3. After a suitable time, choose a few groups to present their findings. Make sure that one group presents the 4000 problem.
4. Discuss what they have done. Let them know that not all problems have answers.
5. Give them time to write down their favourite two extensions of the 400 problem along with their solution of one of these.

Session 4

Now we increase the number of zeros to consider the m0000 problem. This has answers and links nicely with the m00 problem.

Background
The 40000 Problem: Below are two subtraction problems. Both the answers they produce are the same.

Find a, b, c and d.

Using any of the previous methods, we find that a = 3, b = 6, c = 3 and d = 6.

It should now be possible to do the m0000 problem for m any digit. The obvious extensions of (i), (ii), (iii), and (iv) apply. The proofs follow exactly as in the m00 problem.

Teaching Sequence

1. Refresh the students’ memory of the unit so far. Discuss what generalisations and extensions there could be with no limit on the numbers or on the number of zeros.
2. Get them to concentrate on the 40000 problem. Let them tackle this in their groups.
3. Encourage them to try the m0000 problem. What results do they get? How are these results related to the m00 problem? What theorem do they get?
4. Let the students report back on the results they have found. Talk them through a proof of the theorem. (This can be done using the Method of Exhaustion.)
5. Ask the students to write a statement and proof of the theorem.

Session 5

Finally we get to the big overall result that has the original 400 problem as a special case and has been the motivation of this unit. On completing this session they should begin to see how mathematical areas are developed.

Background
The big result here is that if we have m with an even number of zeros we get a solution. The unknowns a, b, c, d, … are, in consecutive pairs, the same as we got in the m00 case. In other words ab = 9m, cd = 9m, … On the other hand if we have an odd number of zeros we get no solutions at all.

This is the big generalisation of the original 400 problem.

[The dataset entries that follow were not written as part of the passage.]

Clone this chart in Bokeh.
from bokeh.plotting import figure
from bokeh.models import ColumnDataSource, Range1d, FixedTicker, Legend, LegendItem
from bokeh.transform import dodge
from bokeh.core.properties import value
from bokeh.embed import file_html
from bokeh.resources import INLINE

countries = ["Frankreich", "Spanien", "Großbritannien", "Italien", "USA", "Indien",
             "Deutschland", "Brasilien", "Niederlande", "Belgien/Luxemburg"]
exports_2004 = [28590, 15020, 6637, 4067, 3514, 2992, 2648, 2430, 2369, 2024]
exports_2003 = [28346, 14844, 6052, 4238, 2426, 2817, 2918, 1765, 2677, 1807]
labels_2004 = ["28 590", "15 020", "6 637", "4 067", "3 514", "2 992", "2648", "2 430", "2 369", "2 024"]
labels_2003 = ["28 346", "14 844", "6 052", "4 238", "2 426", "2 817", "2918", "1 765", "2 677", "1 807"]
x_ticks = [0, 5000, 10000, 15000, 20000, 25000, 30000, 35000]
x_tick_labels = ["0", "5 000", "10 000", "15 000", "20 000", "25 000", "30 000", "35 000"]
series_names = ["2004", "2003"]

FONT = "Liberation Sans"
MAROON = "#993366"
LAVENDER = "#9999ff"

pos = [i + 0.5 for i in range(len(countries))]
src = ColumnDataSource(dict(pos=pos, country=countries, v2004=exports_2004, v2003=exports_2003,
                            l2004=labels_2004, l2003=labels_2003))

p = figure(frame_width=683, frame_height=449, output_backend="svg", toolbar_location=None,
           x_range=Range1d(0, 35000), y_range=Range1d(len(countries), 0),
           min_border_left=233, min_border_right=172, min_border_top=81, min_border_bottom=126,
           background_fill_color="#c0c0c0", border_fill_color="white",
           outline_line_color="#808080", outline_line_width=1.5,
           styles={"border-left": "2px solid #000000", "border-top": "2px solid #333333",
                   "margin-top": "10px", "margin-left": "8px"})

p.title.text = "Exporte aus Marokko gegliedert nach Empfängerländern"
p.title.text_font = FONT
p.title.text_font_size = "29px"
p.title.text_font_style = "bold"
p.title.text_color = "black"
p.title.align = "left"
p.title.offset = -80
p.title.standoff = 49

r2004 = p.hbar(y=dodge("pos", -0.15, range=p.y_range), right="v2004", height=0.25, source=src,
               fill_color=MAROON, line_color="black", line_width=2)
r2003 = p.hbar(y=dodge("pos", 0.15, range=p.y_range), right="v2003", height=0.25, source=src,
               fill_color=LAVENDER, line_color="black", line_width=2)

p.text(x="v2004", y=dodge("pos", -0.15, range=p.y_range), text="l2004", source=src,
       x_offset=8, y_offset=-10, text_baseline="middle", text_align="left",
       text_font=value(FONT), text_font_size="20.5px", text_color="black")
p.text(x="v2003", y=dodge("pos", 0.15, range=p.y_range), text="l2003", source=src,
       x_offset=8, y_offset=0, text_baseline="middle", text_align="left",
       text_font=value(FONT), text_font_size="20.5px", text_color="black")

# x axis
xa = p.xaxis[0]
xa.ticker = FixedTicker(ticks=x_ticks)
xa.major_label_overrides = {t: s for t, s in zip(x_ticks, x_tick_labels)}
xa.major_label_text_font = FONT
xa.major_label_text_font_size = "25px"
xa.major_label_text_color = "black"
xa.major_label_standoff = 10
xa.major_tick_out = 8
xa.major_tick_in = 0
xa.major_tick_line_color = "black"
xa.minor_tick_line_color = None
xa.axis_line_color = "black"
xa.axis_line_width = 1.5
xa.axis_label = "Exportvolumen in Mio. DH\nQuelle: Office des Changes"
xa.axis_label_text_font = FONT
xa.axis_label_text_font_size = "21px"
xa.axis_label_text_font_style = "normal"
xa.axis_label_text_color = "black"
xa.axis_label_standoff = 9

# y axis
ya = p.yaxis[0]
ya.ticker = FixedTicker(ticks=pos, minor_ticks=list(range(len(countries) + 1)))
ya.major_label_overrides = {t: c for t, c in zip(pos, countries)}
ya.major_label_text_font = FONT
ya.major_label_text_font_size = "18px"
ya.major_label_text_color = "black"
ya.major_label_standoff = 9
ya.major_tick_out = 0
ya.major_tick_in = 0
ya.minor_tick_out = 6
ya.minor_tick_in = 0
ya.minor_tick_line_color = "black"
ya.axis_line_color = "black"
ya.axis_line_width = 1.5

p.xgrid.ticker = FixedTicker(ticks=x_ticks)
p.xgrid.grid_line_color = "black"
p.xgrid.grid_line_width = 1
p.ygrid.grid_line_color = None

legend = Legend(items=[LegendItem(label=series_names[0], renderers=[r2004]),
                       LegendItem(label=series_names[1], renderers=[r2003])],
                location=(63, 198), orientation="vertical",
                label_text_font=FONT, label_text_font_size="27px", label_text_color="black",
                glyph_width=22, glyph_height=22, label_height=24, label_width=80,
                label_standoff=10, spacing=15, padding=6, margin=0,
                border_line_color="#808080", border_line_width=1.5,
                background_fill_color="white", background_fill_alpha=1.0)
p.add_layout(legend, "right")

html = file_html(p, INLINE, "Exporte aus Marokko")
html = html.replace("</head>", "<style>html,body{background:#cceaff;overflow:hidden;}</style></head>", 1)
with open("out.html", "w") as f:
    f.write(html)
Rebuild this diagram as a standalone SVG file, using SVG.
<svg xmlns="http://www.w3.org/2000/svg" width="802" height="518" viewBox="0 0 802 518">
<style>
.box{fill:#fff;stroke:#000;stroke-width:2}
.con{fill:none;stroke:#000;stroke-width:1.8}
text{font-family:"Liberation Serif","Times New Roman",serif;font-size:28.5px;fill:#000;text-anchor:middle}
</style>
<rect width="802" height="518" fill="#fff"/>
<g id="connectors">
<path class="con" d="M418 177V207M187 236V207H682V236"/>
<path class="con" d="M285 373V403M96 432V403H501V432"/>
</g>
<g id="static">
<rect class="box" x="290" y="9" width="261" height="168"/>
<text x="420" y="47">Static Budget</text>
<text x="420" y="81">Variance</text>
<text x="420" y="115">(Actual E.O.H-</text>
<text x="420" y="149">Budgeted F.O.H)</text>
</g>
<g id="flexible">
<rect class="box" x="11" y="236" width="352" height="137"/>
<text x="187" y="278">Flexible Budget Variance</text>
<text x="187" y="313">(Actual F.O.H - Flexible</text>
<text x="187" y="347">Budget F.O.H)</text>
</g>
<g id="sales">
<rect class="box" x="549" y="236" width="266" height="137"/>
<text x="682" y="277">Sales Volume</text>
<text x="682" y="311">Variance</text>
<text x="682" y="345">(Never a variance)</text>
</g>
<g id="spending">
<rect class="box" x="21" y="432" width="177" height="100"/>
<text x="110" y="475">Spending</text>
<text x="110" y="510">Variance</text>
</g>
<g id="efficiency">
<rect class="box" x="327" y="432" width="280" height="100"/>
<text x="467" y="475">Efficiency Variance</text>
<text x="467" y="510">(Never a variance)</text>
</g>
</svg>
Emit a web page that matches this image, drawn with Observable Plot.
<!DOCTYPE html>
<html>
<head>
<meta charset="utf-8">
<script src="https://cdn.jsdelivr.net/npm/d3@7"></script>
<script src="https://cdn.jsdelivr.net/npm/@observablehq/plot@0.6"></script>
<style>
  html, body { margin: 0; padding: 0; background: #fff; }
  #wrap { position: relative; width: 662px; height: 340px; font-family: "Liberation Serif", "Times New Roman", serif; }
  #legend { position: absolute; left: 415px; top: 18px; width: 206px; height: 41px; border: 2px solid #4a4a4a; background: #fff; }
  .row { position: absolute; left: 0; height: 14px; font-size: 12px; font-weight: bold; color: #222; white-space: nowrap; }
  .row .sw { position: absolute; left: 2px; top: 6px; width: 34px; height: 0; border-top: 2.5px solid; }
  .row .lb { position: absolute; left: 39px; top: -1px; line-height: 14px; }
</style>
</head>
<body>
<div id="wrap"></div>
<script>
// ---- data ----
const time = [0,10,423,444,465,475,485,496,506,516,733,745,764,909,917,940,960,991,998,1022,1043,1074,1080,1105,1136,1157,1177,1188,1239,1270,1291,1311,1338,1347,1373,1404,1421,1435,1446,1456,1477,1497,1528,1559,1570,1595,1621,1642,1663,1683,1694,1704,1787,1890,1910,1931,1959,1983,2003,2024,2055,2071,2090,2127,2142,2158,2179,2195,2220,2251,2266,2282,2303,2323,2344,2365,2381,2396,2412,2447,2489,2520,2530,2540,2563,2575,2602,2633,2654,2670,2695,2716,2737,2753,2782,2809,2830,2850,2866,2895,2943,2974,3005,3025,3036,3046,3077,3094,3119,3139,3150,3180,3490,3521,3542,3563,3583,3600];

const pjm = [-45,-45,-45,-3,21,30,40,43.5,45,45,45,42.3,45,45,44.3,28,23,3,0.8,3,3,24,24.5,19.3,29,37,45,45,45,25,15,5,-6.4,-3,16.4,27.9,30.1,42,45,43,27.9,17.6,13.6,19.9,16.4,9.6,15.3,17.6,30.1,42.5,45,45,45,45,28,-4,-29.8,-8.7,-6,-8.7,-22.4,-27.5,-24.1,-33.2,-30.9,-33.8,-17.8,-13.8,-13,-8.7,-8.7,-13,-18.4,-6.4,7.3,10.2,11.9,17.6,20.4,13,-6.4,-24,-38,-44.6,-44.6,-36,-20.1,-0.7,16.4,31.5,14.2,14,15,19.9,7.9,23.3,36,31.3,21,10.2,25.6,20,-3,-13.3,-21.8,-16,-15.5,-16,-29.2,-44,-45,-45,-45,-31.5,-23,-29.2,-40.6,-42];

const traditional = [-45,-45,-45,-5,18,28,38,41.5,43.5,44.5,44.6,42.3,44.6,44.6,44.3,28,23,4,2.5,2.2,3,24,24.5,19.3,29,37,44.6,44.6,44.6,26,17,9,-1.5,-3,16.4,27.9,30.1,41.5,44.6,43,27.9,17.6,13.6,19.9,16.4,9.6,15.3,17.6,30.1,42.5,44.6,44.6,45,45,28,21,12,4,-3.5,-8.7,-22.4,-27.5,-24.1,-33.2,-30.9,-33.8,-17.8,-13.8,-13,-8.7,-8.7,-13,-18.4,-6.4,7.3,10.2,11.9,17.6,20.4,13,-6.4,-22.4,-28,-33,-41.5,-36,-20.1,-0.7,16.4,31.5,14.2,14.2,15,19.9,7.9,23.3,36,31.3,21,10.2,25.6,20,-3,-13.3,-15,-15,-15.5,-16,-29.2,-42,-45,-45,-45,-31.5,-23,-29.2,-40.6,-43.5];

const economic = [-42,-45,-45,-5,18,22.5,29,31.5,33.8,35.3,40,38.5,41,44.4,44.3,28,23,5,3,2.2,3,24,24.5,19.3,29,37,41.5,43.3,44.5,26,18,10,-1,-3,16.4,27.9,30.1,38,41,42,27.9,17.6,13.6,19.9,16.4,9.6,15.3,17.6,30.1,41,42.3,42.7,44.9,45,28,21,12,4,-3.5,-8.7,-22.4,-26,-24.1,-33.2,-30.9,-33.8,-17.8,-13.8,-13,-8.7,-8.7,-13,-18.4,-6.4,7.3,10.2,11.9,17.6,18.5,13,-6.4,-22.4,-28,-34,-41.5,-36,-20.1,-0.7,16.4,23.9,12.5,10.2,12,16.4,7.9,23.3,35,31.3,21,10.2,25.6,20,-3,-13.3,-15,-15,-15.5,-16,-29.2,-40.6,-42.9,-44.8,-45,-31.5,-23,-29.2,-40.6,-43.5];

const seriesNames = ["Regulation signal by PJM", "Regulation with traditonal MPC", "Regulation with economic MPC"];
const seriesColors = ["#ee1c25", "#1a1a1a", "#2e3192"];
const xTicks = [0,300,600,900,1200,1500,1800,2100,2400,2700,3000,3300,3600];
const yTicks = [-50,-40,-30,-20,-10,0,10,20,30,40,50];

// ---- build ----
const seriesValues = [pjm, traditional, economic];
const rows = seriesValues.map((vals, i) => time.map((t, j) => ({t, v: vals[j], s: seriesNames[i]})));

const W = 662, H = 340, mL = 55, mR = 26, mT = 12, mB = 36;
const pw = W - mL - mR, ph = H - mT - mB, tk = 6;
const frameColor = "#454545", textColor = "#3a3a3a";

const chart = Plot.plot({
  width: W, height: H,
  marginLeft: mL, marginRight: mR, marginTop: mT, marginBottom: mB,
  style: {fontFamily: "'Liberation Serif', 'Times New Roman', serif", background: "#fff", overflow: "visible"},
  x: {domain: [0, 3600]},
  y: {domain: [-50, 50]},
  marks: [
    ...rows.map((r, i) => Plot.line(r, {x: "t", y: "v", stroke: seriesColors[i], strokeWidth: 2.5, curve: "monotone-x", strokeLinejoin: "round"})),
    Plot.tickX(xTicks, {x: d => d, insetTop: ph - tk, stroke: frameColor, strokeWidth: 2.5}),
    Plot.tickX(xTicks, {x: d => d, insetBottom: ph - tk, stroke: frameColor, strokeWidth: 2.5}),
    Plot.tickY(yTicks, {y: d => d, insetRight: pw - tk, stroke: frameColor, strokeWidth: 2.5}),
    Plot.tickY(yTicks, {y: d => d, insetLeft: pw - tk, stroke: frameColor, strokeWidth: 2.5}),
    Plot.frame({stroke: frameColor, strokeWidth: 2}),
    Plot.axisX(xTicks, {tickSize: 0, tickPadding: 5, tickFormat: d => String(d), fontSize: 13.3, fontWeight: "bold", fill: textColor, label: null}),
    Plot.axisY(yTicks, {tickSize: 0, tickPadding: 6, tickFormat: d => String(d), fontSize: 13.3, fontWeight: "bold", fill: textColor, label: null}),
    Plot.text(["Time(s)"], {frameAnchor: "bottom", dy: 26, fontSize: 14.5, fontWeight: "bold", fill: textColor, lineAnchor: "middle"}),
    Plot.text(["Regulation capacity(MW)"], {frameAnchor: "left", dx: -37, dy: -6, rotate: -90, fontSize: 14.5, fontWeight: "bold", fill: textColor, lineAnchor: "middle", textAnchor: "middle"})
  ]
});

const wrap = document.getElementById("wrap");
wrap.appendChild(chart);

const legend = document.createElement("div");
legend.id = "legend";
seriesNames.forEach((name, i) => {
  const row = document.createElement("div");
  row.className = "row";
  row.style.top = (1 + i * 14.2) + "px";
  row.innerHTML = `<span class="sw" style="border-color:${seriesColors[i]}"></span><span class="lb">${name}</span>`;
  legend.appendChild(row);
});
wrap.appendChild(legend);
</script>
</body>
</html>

Once we have this result, we can find the answer to the 400 problem by putting m = 4 and the number of zeros equal to 2.

The interesting thing on the proof side is that to prove this for a particular number of zeros all we have to do is to use the algebraic method. Just parallel Method 2 in the Background to Session 2 or the method in the Background to Session 3. Surprisingly, to prove it for an arbitrary number of zeros all at once can be done in the same way but needs just a little care. The problem is keeping track of the zeros associated with each unknown a, b, c, … We don’t give it here as it is a bit complicated.

However, the key to it is that the right hand side is always divisible by 11, whereas the left hand side is m times 99…9 with either an even number of 9s or an odd number of 9s. The former is divisible by 11 and so we can get values for a, b, c, … The latter is not divisible by 11 and so we cannot get values for a, b, c, …

Teaching Sequence

1. From the last Session it seems that there might be one final over-arching result here. Discuss what this might be. Produce a conjecture.
2. Let the students work in their groups to test the conjecture for various values of m and a different number of zeros.
3. Discuss how the conjecture might be proved.
4. Let students write a formal statement of the conjecture and attempt a proof.
5. Give the students the original problem. Can they all do it easily now?
6. Discuss the process that the class has been through with this unit. Talk about the way things have developed from the 400 problem, the proofs that have been used and the generalisations and extensions that have been made.